Un son de cloche récurrent à Islamabad ou encore Lahore, la deuxième ville du pays. "On est complètement à sec", déplore Daud, un avocat lahori qui requiert également un nom d'emprunt.
Au Pakistan, pays de plus de 200 millions d'habitants à 97% musulman, seule une petite minorité de la population boit, notamment les élites, qui ont les moyens d'acheter de l'alcool importé en contrebande.
Le reste s'enivre discrètement à la production de la brasserie locale Murree, une loi sur la prohibition datant des années 1970 ne tolérant l'absorption d'alcool que pour les étrangers et les Pakistanais "non-musulmans".
- Cocktail tabou -
"Pour les musulmans du Pakistan, la consommation d'alcool est interdite et en parler est tabou. Boire et le nier sont les ingrédients du plus vieux cocktail du pays", ironisait en 2016 l'écrivain Mohammed Hanif dans le New York times.
Le fondateur du Pakistan, Muhammad Ali Jinnah, ne rechignait pourtant pas à un verre occasionnel. Et l'amour pour le whisky de l'ancien général-président Pervez Musharraf, au pouvoir de 1999 à 2008, est connu de tous.
Mais des décennies de rigorisme religieux ont aussi conduit à une stigmatisation des buveurs, particulièrement marquée durant le mois saint de l'Islam, qui a démarré cette année le 24 avril et doit s'achever le 23 mai.
A cette période de l'année, les rares magasins d'alcool du pays sont fermés. "Habituellement, on réussit quand même à trouver ce qu'on cherche, observe Hassan, un banquier trentenaire vivant à Islamabad. Mais cette année, c'est très compliqué."
Car au ramadan s'est superposé le Covid-19, qui a fait plus de 260.000 morts dans le monde, dont 600 au Pakistan. Du fait de la pandémie, les liaisons aériennes ont été coupées, empêchant les passagers de ramener des bouteilles cachées dans leurs bagages.

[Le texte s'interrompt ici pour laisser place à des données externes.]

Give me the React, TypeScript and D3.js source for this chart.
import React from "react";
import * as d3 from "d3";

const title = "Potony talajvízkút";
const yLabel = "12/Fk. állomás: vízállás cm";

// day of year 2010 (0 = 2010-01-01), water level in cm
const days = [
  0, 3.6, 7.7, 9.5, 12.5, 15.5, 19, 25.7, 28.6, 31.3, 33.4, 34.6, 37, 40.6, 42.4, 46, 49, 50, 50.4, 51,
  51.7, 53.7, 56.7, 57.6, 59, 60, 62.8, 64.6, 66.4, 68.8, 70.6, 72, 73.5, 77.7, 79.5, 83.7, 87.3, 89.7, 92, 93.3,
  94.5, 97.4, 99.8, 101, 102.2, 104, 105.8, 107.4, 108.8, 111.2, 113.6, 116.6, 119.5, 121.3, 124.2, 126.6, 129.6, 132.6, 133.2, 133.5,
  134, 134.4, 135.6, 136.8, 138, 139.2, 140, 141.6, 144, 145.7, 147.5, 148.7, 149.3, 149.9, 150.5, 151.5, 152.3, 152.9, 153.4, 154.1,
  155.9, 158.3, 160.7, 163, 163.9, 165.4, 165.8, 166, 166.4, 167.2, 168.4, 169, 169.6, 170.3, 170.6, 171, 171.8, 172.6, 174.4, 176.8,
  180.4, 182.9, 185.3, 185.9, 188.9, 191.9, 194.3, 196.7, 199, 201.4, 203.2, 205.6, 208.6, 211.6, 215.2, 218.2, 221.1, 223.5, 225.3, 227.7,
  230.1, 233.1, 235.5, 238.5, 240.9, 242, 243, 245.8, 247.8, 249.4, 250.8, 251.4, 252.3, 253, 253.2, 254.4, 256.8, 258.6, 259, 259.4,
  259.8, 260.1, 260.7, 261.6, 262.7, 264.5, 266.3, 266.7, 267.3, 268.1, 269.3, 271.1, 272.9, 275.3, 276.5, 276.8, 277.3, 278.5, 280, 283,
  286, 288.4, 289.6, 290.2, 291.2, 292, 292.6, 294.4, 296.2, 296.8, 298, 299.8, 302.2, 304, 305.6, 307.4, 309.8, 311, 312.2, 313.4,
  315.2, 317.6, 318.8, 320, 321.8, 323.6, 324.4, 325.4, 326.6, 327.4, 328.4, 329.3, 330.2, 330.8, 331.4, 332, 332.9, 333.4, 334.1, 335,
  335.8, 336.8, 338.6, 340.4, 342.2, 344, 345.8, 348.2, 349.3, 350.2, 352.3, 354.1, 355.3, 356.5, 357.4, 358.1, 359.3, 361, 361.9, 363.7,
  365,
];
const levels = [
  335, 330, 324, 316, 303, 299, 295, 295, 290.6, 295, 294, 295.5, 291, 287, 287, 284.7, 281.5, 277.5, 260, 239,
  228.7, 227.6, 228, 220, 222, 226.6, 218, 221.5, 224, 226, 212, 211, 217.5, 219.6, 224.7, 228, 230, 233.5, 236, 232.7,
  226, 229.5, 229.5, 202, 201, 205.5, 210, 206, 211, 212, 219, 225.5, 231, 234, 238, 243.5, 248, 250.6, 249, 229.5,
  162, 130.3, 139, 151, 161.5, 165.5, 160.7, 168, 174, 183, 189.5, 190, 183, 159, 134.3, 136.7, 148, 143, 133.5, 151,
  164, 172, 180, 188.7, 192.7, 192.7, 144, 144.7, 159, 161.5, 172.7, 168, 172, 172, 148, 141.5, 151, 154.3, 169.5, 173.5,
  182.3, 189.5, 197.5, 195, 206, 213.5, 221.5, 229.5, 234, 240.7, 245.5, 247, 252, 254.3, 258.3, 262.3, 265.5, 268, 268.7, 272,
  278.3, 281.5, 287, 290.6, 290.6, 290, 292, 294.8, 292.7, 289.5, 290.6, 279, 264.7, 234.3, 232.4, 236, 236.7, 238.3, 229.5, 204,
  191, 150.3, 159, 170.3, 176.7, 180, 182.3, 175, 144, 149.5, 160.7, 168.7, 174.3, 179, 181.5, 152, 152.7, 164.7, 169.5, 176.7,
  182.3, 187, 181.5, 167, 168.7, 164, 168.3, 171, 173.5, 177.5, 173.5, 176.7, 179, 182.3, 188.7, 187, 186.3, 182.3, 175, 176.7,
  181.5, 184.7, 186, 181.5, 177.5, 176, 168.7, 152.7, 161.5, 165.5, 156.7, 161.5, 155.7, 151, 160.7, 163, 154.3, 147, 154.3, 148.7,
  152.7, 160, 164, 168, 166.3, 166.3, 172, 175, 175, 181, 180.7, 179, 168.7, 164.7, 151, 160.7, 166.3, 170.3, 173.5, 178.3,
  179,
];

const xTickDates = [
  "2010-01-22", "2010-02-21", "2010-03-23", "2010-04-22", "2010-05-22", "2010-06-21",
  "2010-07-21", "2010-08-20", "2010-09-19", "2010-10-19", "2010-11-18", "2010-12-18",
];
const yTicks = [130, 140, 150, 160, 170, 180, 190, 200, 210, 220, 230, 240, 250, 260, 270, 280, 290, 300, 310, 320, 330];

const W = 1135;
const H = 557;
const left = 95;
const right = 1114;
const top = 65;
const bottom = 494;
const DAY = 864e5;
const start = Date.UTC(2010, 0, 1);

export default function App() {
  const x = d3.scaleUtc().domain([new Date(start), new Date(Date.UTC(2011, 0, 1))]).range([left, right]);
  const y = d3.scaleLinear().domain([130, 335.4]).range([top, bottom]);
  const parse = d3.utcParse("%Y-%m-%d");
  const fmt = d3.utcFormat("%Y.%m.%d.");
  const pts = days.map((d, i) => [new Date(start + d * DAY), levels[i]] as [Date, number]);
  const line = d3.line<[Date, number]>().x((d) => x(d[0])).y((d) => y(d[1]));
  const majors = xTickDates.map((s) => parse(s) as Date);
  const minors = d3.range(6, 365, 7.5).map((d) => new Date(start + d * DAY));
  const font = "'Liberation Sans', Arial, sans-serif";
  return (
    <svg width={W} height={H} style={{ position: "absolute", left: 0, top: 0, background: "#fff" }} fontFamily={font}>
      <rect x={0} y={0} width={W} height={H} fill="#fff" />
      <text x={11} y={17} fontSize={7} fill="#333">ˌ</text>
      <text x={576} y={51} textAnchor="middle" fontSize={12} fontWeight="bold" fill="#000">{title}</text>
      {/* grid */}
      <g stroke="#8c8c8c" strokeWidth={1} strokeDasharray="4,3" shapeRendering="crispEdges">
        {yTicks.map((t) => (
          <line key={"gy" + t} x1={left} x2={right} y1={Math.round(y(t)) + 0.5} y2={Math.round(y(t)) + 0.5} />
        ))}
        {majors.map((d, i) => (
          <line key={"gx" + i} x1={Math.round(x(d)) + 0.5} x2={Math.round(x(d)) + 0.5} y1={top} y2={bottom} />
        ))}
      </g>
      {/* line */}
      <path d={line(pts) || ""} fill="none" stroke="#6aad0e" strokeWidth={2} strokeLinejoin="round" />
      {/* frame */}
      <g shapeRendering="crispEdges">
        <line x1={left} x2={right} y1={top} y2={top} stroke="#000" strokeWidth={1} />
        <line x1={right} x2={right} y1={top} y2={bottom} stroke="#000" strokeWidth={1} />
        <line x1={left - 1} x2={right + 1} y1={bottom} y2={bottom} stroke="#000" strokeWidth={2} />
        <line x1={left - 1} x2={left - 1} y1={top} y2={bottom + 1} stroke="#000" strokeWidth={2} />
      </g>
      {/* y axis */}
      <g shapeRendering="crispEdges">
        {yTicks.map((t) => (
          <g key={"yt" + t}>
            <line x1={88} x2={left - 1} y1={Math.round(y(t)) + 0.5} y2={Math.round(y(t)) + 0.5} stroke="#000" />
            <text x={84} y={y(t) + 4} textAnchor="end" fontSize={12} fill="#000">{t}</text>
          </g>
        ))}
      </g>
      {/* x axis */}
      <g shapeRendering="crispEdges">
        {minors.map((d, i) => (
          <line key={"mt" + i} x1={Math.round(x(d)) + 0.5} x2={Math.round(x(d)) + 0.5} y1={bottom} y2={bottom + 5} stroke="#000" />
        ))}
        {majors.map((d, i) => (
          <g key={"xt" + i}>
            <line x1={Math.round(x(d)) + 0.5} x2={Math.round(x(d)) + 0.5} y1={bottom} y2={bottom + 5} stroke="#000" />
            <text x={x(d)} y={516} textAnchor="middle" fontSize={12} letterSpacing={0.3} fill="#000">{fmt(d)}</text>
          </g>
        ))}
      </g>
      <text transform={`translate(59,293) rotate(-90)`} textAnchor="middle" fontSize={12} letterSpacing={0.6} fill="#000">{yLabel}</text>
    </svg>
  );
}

Les quatre provinces pakistanaises, pour protéger leurs populations d'une propagation de la pandémie, ont également décrété le 24 mars leur confinement, dont la levée progressive démarrera samedi.
Un mois et demi durant, la brasserie Murree, comme tant d'autres industries, a été obligée d'interrompre sa production. Elle s'est reconvertie dans la fabrication de gel hydro-alcoolique, à l'instar de nombreux acteurs du secteur.
- "Privés de bières" -
Ce qui n'a pas empêché des millions d'euros de pertes, et un assèchement des gosiers pakistanais. "Les gens sont privés de leurs bières et de leurs alcools forts", déclare Isphanyar Bhandara, le PDG de Murree, compagnie lancée en 1860 sous la présence coloniale britannique.
"Les seules personnes qui prospèrent sont celles qui avaient déjà de l'alcool importé en stock et qui le vendent à des prix exorbitants", tonne-t-il.
Selon un responsable policier, le précieux liquide entre par les côtes peu peuplées du Sud pakistanais, "un paradis pour les contrebandiers, qui ramènent d'importantes quantités d'alcool de Dubaï et d'autres villes du Moyen-Orient" via la mer d'Arabie.
"Les canaux diplomatiques sont une autre source" d'approvisionnement, ajoute-t-il. Des ambassades sont ainsi suspectées de se renflouer en devises en vendant au Pakistan de l'alcool importé sur leurs propres quotas.
Entre ramadan et coronavirus, le prix des denrées a explosé. Les whiskys de moyenne gamme s'écoulent à 90 euros la bouteille, contre 70 il y a deux mois et 50 l'an passé à la même période, selon plusieurs revendeurs et acheteurs interrogés par l'AFP.
"Les autres bénéficiaires sont les meurtriers qui fabriquent de l'alcool artisanal de mauvaise qualité, qui fait mourir les pauvres", regrette Isphanyar Bhandara.
En avril, l'AFP a recensé au moins 29 personnes décédées après avoir ingéré de la gnôle toxique dans le pays.
Face à tant d'obstacles et de sobriété forcée, Daud, l'avocat de Lahore, s'en est remis à une autre addiction, bien mieux acceptée socialement : fumer davantage de hachich, produit en grande quantité dans le Nord-Ouest pakistanais.
"Mon dealer me livre encore chez moi, sourit-il. C'est beaucoup plus simple."